RISHI Sunak promised to tackle the “scourge” of drugs, as he unveiled ambitious new measures to crack down on anti-social behaviour during a visit to Essex.

The Prime Minister made an appearance at Chelmsford Amateur Boxing Club this morning to officially launch the Government’s anti-social behaviour action plan.

Downing Street has pledged new moves that will see trials of swifter justice measures and increased policing in areas of England and Wales deemed to have high amounts of low-level crime.

The £160 million initiative will include an Essex-based trial of a new hotspot policing scheme, designed to come down hard on vandalism, graffiti, fly-tipping, the sale of laughing gas and careless driving.


Speaking at an event in Chelmsford on Monday, Mr Sunak said the rollout – which is set to come into effect next year – will see authorities, including Essex Police, receive greater powers to punish offenders.

The Prime Minister, who stressed the importance of “strong communities built on values”, said anti-social behaviour was “not the type of country that we are and that is why it is important we do something about it”.

Addressing the public he said: “It’s not OK for our children to have to deal with [anti-social behaviour] – that’s not the type of community we want, or the type of county that we are, so it’s important to do something about it.

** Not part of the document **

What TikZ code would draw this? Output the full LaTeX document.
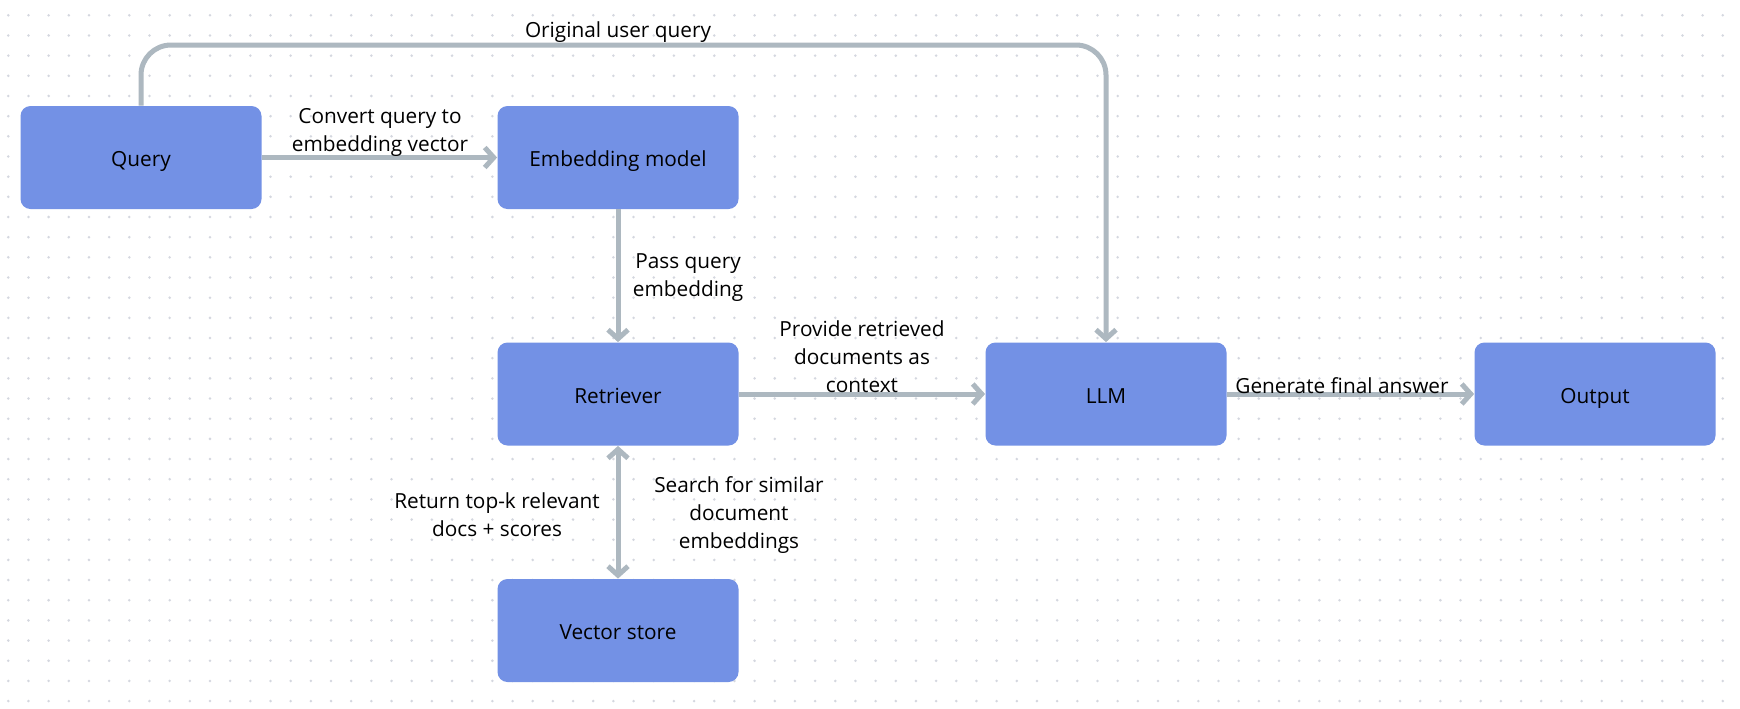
\documentclass[tikz,border=0pt]{standalone}
\usepackage{fontspec}
\setmainfont{Open Sans}
\usetikzlibrary{arrows.meta}
\definecolor{boxblue}{HTML}{7391E5}
\definecolor{linegray}{HTML}{ADB8C0}
\definecolor{dotgray}{HTML}{D4D7DF}
\begin{document}
\begin{tikzpicture}[x=0.5pt,y=-0.5pt,
  block/.style={rectangle,rounded corners=5pt,fill=boxblue,minimum width=120.5pt,minimum height=51.5pt,text height=9pt,text depth=0pt,font=\fontsize{10.4}{14}\selectfont},
  lbl/.style={align=center,inner sep=0pt,font=\fontsize{10.4}{14}\selectfont},
  flow/.style={line width=2.5pt,draw=linegray,-{Straight Barb[length=4.5pt,width=10pt]}}]
\useasboundingbox (0,0) rectangle (1740,708);
\fill[white] (0,0) rectangle (1740,708);
\foreach \i in {0,...,85}
  \foreach \j in {0,...,34}
    \fill[dotgray] (8.3+20.17*\i,15.3+20.17*\j) circle (0.7pt);
\node[block] at (141,157.5) (query) {Query};
\node[block] at (618,157.5) (embed) {Embedding model};
\node[block] at (618,394) (retr) {Retriever};
\node[block] at (618,630.5) (vstore) {Vector store};
\node[block] at (1106,394) (llm) {LLM};
\node[block] at (1595,394) (out) {Output};
\coordinate (bend) at (618,45);
\draw[flow,rounded corners=15pt] (query.north) |- (bend) -| (llm.north);
\draw[flow] (query) -- (embed);
\draw[flow] (embed) -- (retr);
\draw[flow] (retr) -- (llm);
\draw[flow] (llm) -- (out);
\draw[flow,{Straight Barb[length=4.5pt,width=10pt]}-{Straight Barb[length=4.5pt,width=10pt]}] (retr) -- (vstore);
\node[lbl] at (618,32) (lorig) {Original user query};
\node[lbl] at (380,132) (lconv) {Convert query to\\embedding vector};
\node[lbl] at (688,278) (lpass) {Pass query\\embedding};
\node[lbl] at (862,357) (lprov) {Provide retrieved\\documents as\\context};
\node[lbl] at (1342,386) (lgen) {Generate final answer};
\node[lbl] at (497,515) (lret) {Return top-k relevant\\docs + scores};
\node[lbl] at (739,515) (lsearch) {Search for similar\\document\\embeddings};
\end{tikzpicture}
\end{document}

“We are going to use more hotspot policing and immediate justice – [it will involve] a zero tolerance towards all forms of anti-social behaviour, especially drugs.

“We will ban nitrous oxide – [the drug] is not acceptable and we will also extend the power of police to do drug testing on arrest.

“We will give the police and local authorities the tools to combat anti-social behavoiur.”

As part of the trial, police officers will be granted greater power to arrest people for being drunk in public spaces, playing loud music, or letting a dog or animal intimidate other people.

Under current laws, police can have the power of arrest if anti-social behaviour includes the threat of violence, or poses a significant risk to others.

Community protection notices, which are designed to stop those aged 16 or over commit anti-social behaviour, will now apply to those under the age of 16.

Fixed penalty notices for fly tipping, which are currently limited at £400, will rise to £1,000, and those responsible for graffiti and littering could be fined up to £500 – more than double the current limit of £150.

Drug testing of criminals will also become more prevalent and more money will be ploughed into youth centres as part of a bid to eradicate behaviours spoiling Britain’s neighbourhoods.

Victims of anti-social behaviour will be given a say in how criminals are disciplined to ensure justice is visible and fits the crime.

Landlords and housing associations will also be given more powers to evict unruly tenants who create persistent noise and an anti-social behaviour taskforce will be set-up.


The Government is also planning on creating a reporting tool for the public to log anti-social behaviour and receive updates on any action to tackle it.

“It should be easy for you to say this is what I’ve seen, this is what’s going on and then have the local authorities and the police report back on what they’ve done about it so that you feel that your concerns are being listened to,” Mr Sunak said.